- Born: Wales
- Spouse: Rhodri the Great
- Issue: Anarawd ap Rhodri Cadell ap Rhodri Merfyn ap Rhodri
- House: House of Cunedda
- Father: Meurig ap Dyfnwal

= Angharad ferch Meurig =

Welsh princess

Angharad ferch Meurig was a 9th-century Welsh noblewoman. She was the wife of Rhodri the Great of Gwynedd, and was the mother of Anarawd (Rhodri's successor), Cadell ap Rhodri, and Merfyn.

==Life==
Angharad was the daughter of Meurig ap Dyfnwallon of the Kingdom of Ceredigion, who was evidently the King of Seisyllwg in southwestern Wales. She was a descendant of Cunedda through his son, Ceredig ap Cunedda of Ceredigion through her paternal line. She was married to Rhodri Mawr of Gwynedd, (d. 878) son of Merfyn Frych, who held power over much of Wales. She had at least three sons, Anarawd, Cadell and Merfyn, although Rhodri is recorded in having six sons in some sources. She may have had a daughter called Nest.

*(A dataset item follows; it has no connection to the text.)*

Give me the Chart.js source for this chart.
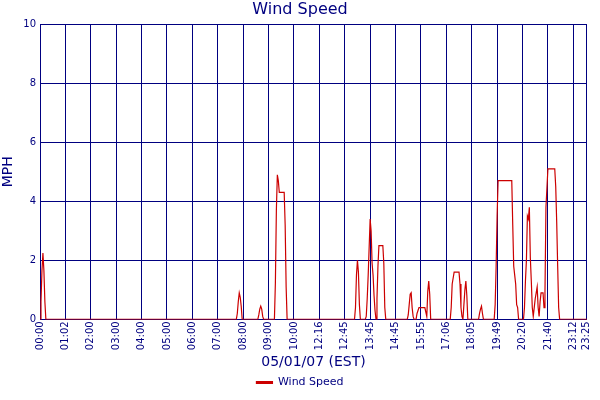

Her brother Gwgon ap Meurig succeeded their father to the throne of Seisyllwg, but he drowned without an heir in either 871 or 872, crossing the River Llychwr in Gower while fighting "black pagans" interpreted to mean Viking invaders.

Subsequently, Angharad and Rhodri are considered to have become caretakers of his kingdom through her blood rights. Rhodri had no standing to take the kingship himself, but Angharad's family connection allowed him to install their second son, Cadell (d. 910), as king. Their first son, Anarawd, later succeeded Rhodri in Gwynedd. Their third son, Merfyn, is sometimes said to have been installed as King of Powys.

Through her son Cadell, Angharad became the grandmother of Hywell ap Cadell, more commonly known as Hywel Dda, king of Deheubarth (originally Ceredigion, Seisyllwg and Dyfed). He later ruled over most of Wales, and was responsible for the codification of traditional Welsh laws known as the Laws of Hywel Dda.